Renting property in Spain
Most expats moving to Spain’s larger cities opt to rent until they are certain of a particular location or neighbourhood. Properties in the centre of the likes of Barcelona or Madrid are relatively costly, but properties are generally of a high standard.
Although it is possible to find a property directly, the most practical way to secure a home is through a reputable (ideally bilingual) rental or real estate agency. In Spain, applying to rent a property and arranging the subsequent tenancy agreement (contrato de arrendamiento) is typically a straightforward process. As a general rule, tenancy contracts run for a year and are renewable (usually with a 30 day notice period, though this may vary).

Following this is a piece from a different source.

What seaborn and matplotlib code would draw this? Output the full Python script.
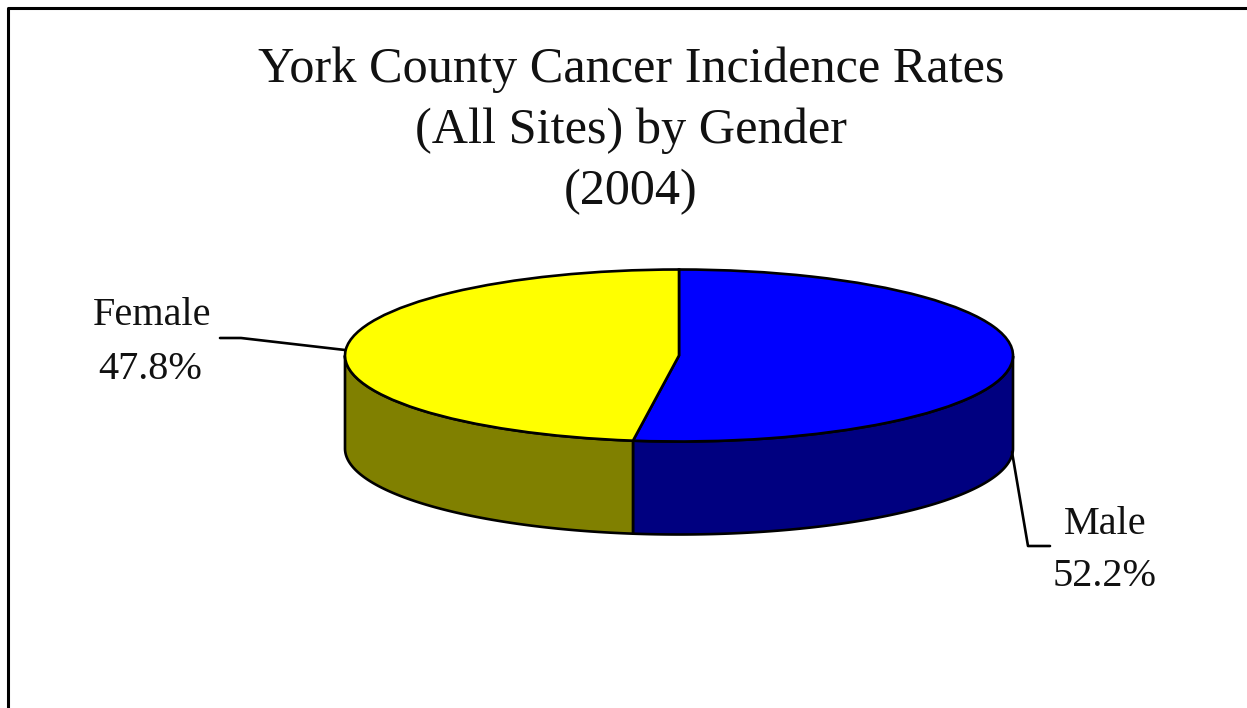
import numpy as np
import matplotlib
matplotlib.use("Agg")
import matplotlib.pyplot as plt
from matplotlib.patches import Polygon
import seaborn as sns

labels = ["Male", "Female"]
values = [52.2, 47.8]
value_text = ["52.2%", "47.8%"]
top_colors = ["#0000FF", "#FFFF00"]
side_colors = ["#000080", "#808000"]
title_lines = ["York County Cancer Incidence Rates", "(All Sites) by Gender", "(2004)"]

sns.set_theme(style="white")
plt.rcParams["font.family"] = ["Liberation Serif", "DejaVu Serif"]

W, H = 1247, 708
fig = plt.figure(figsize=(W / 100, H / 100), dpi=100, facecolor="white")
ax = fig.add_axes([0, 0, 1, 1])

CX, CY, RX, RY, DEPTH = 679, 355.5, 334, 86, 93
depth = DEPTH / RY
lw = 1.9

# Side wall: only the front half (below the ellipse centre) is visible
fractions = np.array(values) / sum(values)
edges = 90 - np.concatenate([[0], np.cumsum(fractions)]) * 360
for i, col in enumerate(side_colors):
    a0, a1 = edges[i], edges[i + 1]
    t = np.radians(np.linspace(a0, a1, 400))
    t = t[np.sin(t) <= 0]
    x, y = np.cos(t), np.sin(t)
    pts = np.column_stack([np.r_[x, x[::-1]], np.r_[y, y[::-1] - depth]])
    ax.add_patch(Polygon(pts, closed=True, facecolor=col, edgecolor="black", lw=lw, joinstyle="round", zorder=1))

ax.pie(values, colors=top_colors, startangle=90, counterclock=False, radius=1,
       wedgeprops=dict(edgecolor="black", linewidth=lw, zorder=2))

ax.set_aspect("auto")
ax.set_xlim((0 - CX) / RX, (W - CX) / RX)
ax.set_ylim((CY - H) / RY, CY / RY)
ax.axis("off")

def px(x, y):
    return ((x - CX) / RX, (CY - y) / RY)

# Chart frame
ax.plot(*zip(px(8, H), px(8, 8), px(W, 8)), color="black", lw=2.2, zorder=5, clip_on=False)

# Title
for line, y in zip(title_lines, [70, 131, 192]):
    ax.text(*px(631, y), line, ha="center", va="center", fontsize=36.2, color="#111111")

# Labels
ax.text(*px(152, 315), labels[1], ha="center", va="center", fontsize=29, color="#111111")
ax.text(*px(150, 369), value_text[1], ha="center", va="center", fontsize=29, color="#111111")
ax.text(*px(1105, 524), labels[0], ha="center", va="center", fontsize=29, color="#111111")
ax.text(*px(1105, 577), value_text[0], ha="center", va="center", fontsize=29, color="#111111")

# Leader lines
ax.plot(*zip(px(220, 338), px(241, 338), px(345, 350)), color="black", lw=lw, zorder=3)
ax.plot(*zip(px(1012, 452), px(1028, 546), px(1050, 546)), color="black", lw=lw, zorder=3)

fig.savefig("out.png", dpi=100, facecolor="white")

When applying, new tenants will typically be asked to show a passport or ID, some personal references (ideally translated) and their tax identification number, known as a NIE. This this can present a chicken or egg type situation, as usually the application for an NIE requires proof of address. Most agencies who work with international clients on a regular basis will be used to this and can advise accordingly. The landlord has the right to ask for proof of income and a guarantor may be required, particularly if the tenant is a student. A landlord may also ask for a bank guarantee, allowing them to apply directly to the tenant’s bank should the tenant fail to pay their agreed rent. Utilities may or may not be included in the monthly rent (individuals should ensure that this is clearly stipulated in the contract) and tenants should be aware of any additional annual or monthly fees for maintenance.
Buying a home in Spain
For expats wishing to remain in Spain on a longer term basis, or whom would like to invest in property in Spain, the Spanish property market is extremely attractive, particularly in larger cities or desirable coastal areas. Buying a property in Spain is a fairly straightforward legal process, which begins with the buyer making an offer to the seller’s agent, then (if accepted), signing a preliminary contract (contrato privado de compravento) and paying a deposit (usually around 10%). This is legally binding and buyers should ensure they have undertaken a full survey and checked the Spanish property registry (Registro de la Propiedad) to ensure there are no outstanding debts or taxes to be paid on the property as any debts are transferrable with the purchase of the property. When the buyer has successfully arranged a mortgage, the contract of sale (escritura de compravento) can be signed in the presence of a notary. At this stage, the full sale price and all taxes and fees are payable to the relevant parties.
Foreign buyers should ensure they seek independent translation of any Spanish documents and if possible seek out a real estate agency used to working with international clients. The British Embassy in Spain has created a useful list of English speaking lawyers and translators also.